Understanding the Differences Between Control Valves, Regulating Valves, and Instrument Manifolds - Just Measure it

Understanding the Differences Between Control Valves, Regulating Valves, and Instrument Manifolds

In process automation, the terms control valve, regulating valve, and instrument manifold (instrument valves) are mentioned daily.
Although all of them are “valves,” they perform entirely different roles in a process control loop.

This article provides a clear engineering-level comparison across system architecture, industry applications, sizing considerations, reliability, and safety.

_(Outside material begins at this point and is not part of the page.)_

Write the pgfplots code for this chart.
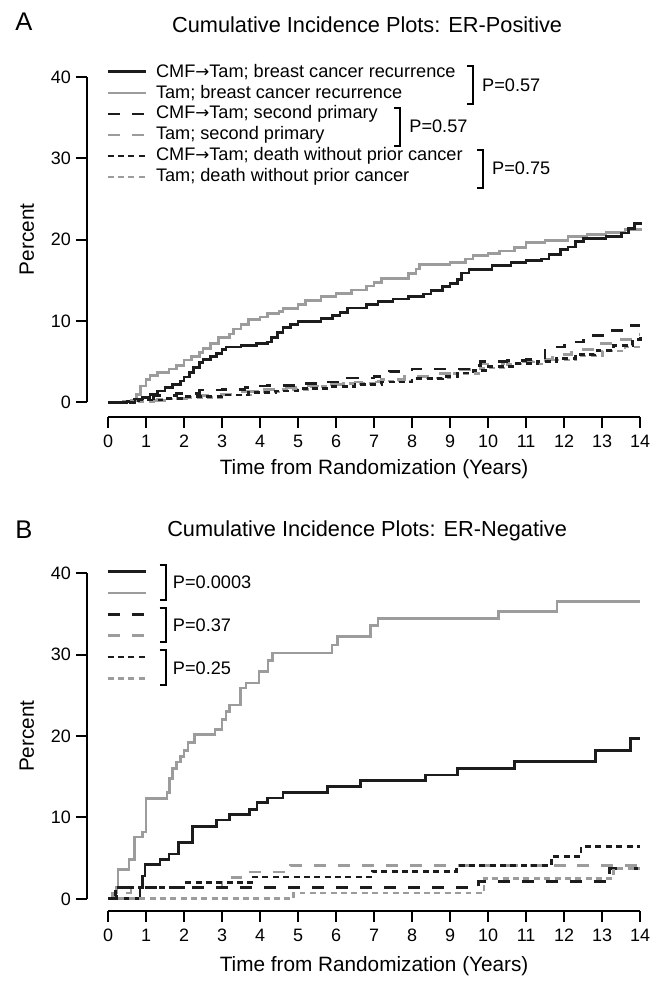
\documentclass[border=0pt]{standalone}
\usepackage{fontspec}
\setmainfont{Liberation Sans}
\newfontfamily\dejavu[Scale=0.92]{DejaVu Sans}
\usepackage{pgfplots}
\pgfplotsset{compat=1.18}

\definecolor{dk}{HTML}{1C1C1C}
\definecolor{lg}{HTML}{9C9C9C}

\newcommand{\arr}{{\dejavu →}}

\tikzset{
  bs/.style={line width=1.35pt, color=dk},
  gs/.style={line width=1.35pt, color=lg},
  bd/.style={bs, dash pattern=on 6pt off 6pt},
  gd/.style={gs, dash pattern=on 6pt off 6pt},
  bt/.style={bs, dash pattern=on 3pt off 2.2pt},
  gt/.style={gs, dash pattern=on 3pt off 2.2pt},
  brk/.style={line width=1pt, black},
}

\pgfplotsset{
  ci/.style={
    scale only axis,
    width=277.35pt,
    xmin=-0.56, xmax=14, ymax=40,
    axis lines*=left,
    axis line style={draw=none},
    xtick={0,...,14}, ytick={0,10,20,30,40},
    tick align=outside,
    major tick length=5.5pt,
    tick style={black, line width=1pt},
    ticklabel style={font=\fontsize{9}{10}\selectfont},
    yticklabel style={xshift=1pt},
    /pgf/number format/assume math mode=true,
    clip=false,
  },
}

\begin{document}
\begin{tikzpicture}
\begin{scope}[x=0.5pt,y=-0.5pt]
\path[use as bounding box] (0,0) rectangle (654,982);
\end{scope}

% ---------------- panel A
\begin{axis}[ci, at={(43.5pt,-208.85pt)}, anchor=south west,
  height=170.35pt, ymin=-1.77]
\draw[line width=1pt] (axis cs:0,-1.77) -- (axis cs:14,-1.77);
\draw[line width=1pt] (axis cs:-0.56,0) -- (axis cs:-0.56,40);

\addplot[const plot, gs] coordinates {
(0,0)(0.4,0.1)(0.6,0.3)(0.75,1.0)(0.85,2.0)(1.0,2.8)(1.1,3.3)(1.3,3.7)(1.6,4.1)
(1.8,4.5)(2.0,5.2)(2.2,5.6)(2.4,6.1)(2.5,6.6)(2.7,7.2)(2.9,8.0)(3.2,8.4)(3.3,9.0)
(3.5,9.6)(3.7,10.2)(4.0,10.5)(4.2,10.9)(4.5,11.2)(4.6,11.5)(5.0,12.0)(5.2,12.5)
(5.6,13.0)(6.0,13.4)(6.4,13.8)(6.8,14.3)(7.0,14.7)(7.2,15.2)(7.9,15.8)(8.1,16.4)
(8.2,16.9)(9.0,17.2)(9.4,17.6)(9.6,18.0)(10.0,18.3)(10.3,18.6)(10.7,19.0)(11.0,19.6)
(11.5,19.9)(12.1,20.4)(12.6,20.6)(13.1,20.9)(13.6,21.2)(14,21.4)};
\addplot[const plot, bs] coordinates {
(0,0)(0.5,0.1)(0.7,0.3)(0.9,0.6)(1.1,1.0)(1.3,1.4)(1.5,1.8)(1.7,2.2)(1.9,2.6)
(2.0,3.1)(2.15,3.7)(2.25,4.3)(2.4,4.9)(2.5,5.3)(2.7,5.6)(2.85,6.0)(3.0,6.5)(3.1,6.8)
(3.5,7.0)(3.9,7.2)(4.2,7.4)(4.3,8.0)(4.45,8.6)(4.6,9.2)(4.8,9.6)(5.0,9.9)(5.6,10.3)
(5.9,10.7)(6.1,11.0)(6.3,11.6)(6.8,12.0)(7.1,12.4)(7.5,12.7)(7.9,13.0)(8.3,13.3)
(8.5,13.7)(8.8,14.2)(9.0,14.6)(9.2,15.1)(9.3,15.9)(9.5,16.3)(10.1,16.8)(10.6,17.2)
(11.0,17.4)(11.4,17.6)(11.6,18.2)(11.9,18.8)(12.1,19.1)(12.3,19.8)(12.5,20.1)
(13.1,20.4)(13.5,20.8)(13.7,21.4)(13.85,22.0)(14,22.2)};
\addplot[const plot, gd] coordinates {
(0,0)(0.5,0.2)(1.5,0.5)(2.2,0.8)(2.8,1.0)(3.5,1.3)(4.0,1.6)(4.6,1.8)(5.2,2.0)
(5.8,2.2)(6.5,2.5)(7.2,2.8)(7.8,3.2)(8.5,3.5)(9.2,4.0)(9.8,4.7)(10.4,5.0)(11.2,5.3)
(11.7,5.9)(12.2,6.5)(12.8,7.2)(13.3,7.7)(13.8,8.3)(14,8.3)};
\addplot[const plot, bd] coordinates {
(0,0)(0.7,0.4)(1.2,0.8)(1.8,1.1)(2.4,1.5)(3.0,1.6)(3.6,1.8)(3.75,2.0)(4.2,2.1)
(5.0,2.3)(5.6,2.5)(6.3,3.0)(7.0,3.2)(7.4,3.8)(8.0,4.1)(9.5,4.5)(9.8,5.0)(10.5,5.1)
(11.0,5.3)(11.5,6.8)(12.0,7.4)(12.5,8.2)(13.0,8.8)(13.6,9.4)(14,9.4)};
\addplot[const plot, gt] coordinates {
(0,0)(0.6,0.1)(1.3,0.4)(2.0,0.6)(3.0,0.9)(3.8,1.3)(4.5,1.6)(5.3,1.9)(6.2,2.3)
(7.0,2.6)(8.0,3.0)(9.0,3.5)(9.8,4.2)(10.5,4.7)(11.5,5.2)(12.3,5.7)(13.0,6.3)
(13.6,6.8)(14,7.0)};
\addplot[const plot, bt] coordinates {
(0,0)(0.8,0.3)(1.5,0.5)(2.0,0.7)(3.0,0.9)(3.7,1.2)(4.4,1.4)(5.0,1.7)(5.8,1.9)
(6.5,2.2)(7.2,2.5)(8.0,2.9)(8.8,3.2)(9.2,3.6)(9.6,3.9)(10.0,4.4)(10.7,4.8)(11.3,5.0)
(11.8,5.4)(12.3,5.9)(12.8,6.4)(13.3,7.0)(13.8,7.7)(14,8.0)};
\end{axis}

% ---------------- panel B
\begin{axis}[ci, at={(43.5pt,-456.65pt)}, anchor=south west,
  height=169.35pt, ymin=-1.51]
\draw[line width=1pt] (axis cs:0,-1.51) -- (axis cs:14,-1.51);
\draw[line width=1pt] (axis cs:-0.56,0) -- (axis cs:-0.56,40);

\addplot[const plot, gs] coordinates {
(0,0)(0.15,0.7)(0.22,1.4)(0.26,3.6)(0.55,4.8)(0.69,7.6)(0.9,8.2)(1.0,12.3)
(1.55,13.1)(1.62,14.8)(1.7,16.0)(1.8,16.8)(1.9,17.5)(2.0,18.2)(2.1,19.2)(2.28,20.2)
(2.81,20.8)(3.0,22.0)(3.1,23.0)(3.2,23.8)(3.49,25.9)(3.63,26.5)(3.97,27.9)(4.21,29.3)
(4.33,30.2)(5.89,31.2)(6.04,32.2)(6.9,33.6)(7.1,34.4)(10.27,35.3)(11.81,36.5)(14,36.5)};
\addplot[const plot, bs] coordinates {
(0,0)(0.84,1.4)(0.9,2.8)(0.97,4.2)(1.37,4.8)(1.6,5.5)(1.85,6.9)(2.23,8.9)(2.86,9.7)
(3.2,10.4)(3.73,11.0)(3.92,11.8)(4.2,12.4)(4.6,13.1)(5.78,13.8)(6.65,14.5)(8.36,15.2)
(9.19,16.0)(10.70,16.9)(12.82,18.2)(13.74,19.7)(14,19.7)};
\addplot[const plot, gd] coordinates {
(0,0)(0.1,0.7)(0.6,1.4)(3.0,2.6)(3.5,3.3)(4.8,4.1)(14,4.1)};
\addplot[const plot, bd] coordinates {
(0,0)(0.22,1.4)(9.75,2.1)(13.2,3.7)(14,3.7)};
\addplot[const plot, gt] coordinates {
(0,0)(4.88,0.7)(9.89,2.5)(13.3,3.7)(14,3.7)};
\addplot[const plot, bt] coordinates {
(0,0)(0.2,1.4)(2.0,2.0)(3.77,2.7)(6.95,3.4)(9.17,4.1)(11.67,5.2)(12.44,6.4)(14,6.4)};
\end{axis}

% ---------------- titles, labels, legends (pixel grid of the reference)
\begin{scope}[x=0.5pt,y=-0.5pt]
\node[font=\fontsize{12.8}{14}\selectfont] at (24,22) {A};
\node[font=\fontsize{10.9}{12}\selectfont] at (368,25) {Cumulative Incidence Plots: ER-Positive};
\node[font=\fontsize{10.4}{12}\selectfont] at (375,470) {Time from Randomization (Years)};
\node[font=\fontsize{10.4}{12}\selectfont, rotate=90] at (27,240) {Percent};

\node[font=\fontsize{12.8}{14}\selectfont] at (24,531) {B};
\node[font=\fontsize{10.9}{12}\selectfont] at (368,532) {Cumulative Incidence Plots: ER-Negative};
\node[font=\fontsize{10.4}{12}\selectfont] at (375,968) {Time from Randomization (Years)};
\node[font=\fontsize{10.4}{12}\selectfont, rotate=90] at (27,738) {Percent};

% legend A
\begin{scope}[every node/.style={font=\fontsize{9.1}{10}\selectfont, anchor=west, inner sep=0pt}]
\draw[bs] (108,72) -- (146,72);    \node at (156,72) {CMF\arr Tam; breast cancer recurrence};
\draw[gs] (108,93.1) -- (146,93.1);  \node at (156,93.1) {Tam; breast cancer recurrence};
\draw[bd] (108,114.2) -- (146,114.2); \node at (156,114.2) {CMF\arr Tam; second primary};
\draw[gd] (108,135.3) -- (146,135.3); \node at (156,135.3) {Tam; second primary};
\draw[bt] (108,156.4) -- (146,156.4); \node at (156,156.4) {CMF\arr Tam; death without prior cancer};
\draw[gt] (108,177.5) -- (146,177.5); \node at (156,177.5) {Tam; death without prior cancer};
\draw[brk] (468,66) -- (474,66) -- (474,104) -- (468,104);
\node at (483,85) {P=0.57};
\draw[brk] (395,108) -- (401,108) -- (401,146) -- (395,146);
\node at (410,127) {P=0.57};
\draw[brk] (478,150) -- (484,150) -- (484,188) -- (478,188);
\node at (493,169) {P=0.75};

% legend B
\draw[bs] (108,573) -- (146,573);
\draw[gs] (108,594.4) -- (146,594.4);
\draw[bd] (108,615.8) -- (146,615.8);
\draw[gd] (108,637.2) -- (146,637.2);
\draw[bt] (108,658.6) -- (146,658.6);
\draw[gt] (108,680) -- (146,680);
\draw[brk] (160,566) -- (166,566) -- (166,601) -- (160,601);
\node at (173,583.5) {P=0.0003};
\draw[brk] (160,609) -- (166,609) -- (166,644) -- (160,644);
\node at (173,626.5) {P=0.37};
\draw[brk] (160,652) -- (166,652) -- (166,687) -- (160,687);
\node at (173,669.5) {P=0.25};
\end{scope}
\end{scope}
\end{tikzpicture}
\end{document}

1. A Simple Control Loop Perspective

Consider a common scenario: you want to control the pressure of a steam pipeline to keep downstream equipment stable.

A complete control loop involves:

Measurement Side

  • Pressure transmitter

  • Instrument valves/manifold (needle valve, ball valve, 3-valve/5-valve manifold, impulse lines)

Control Side

  • DCS/PLC executing the control algorithm (PID)

Execution Side

  • Control valve assembly (actuator + positioner + regulating valve body)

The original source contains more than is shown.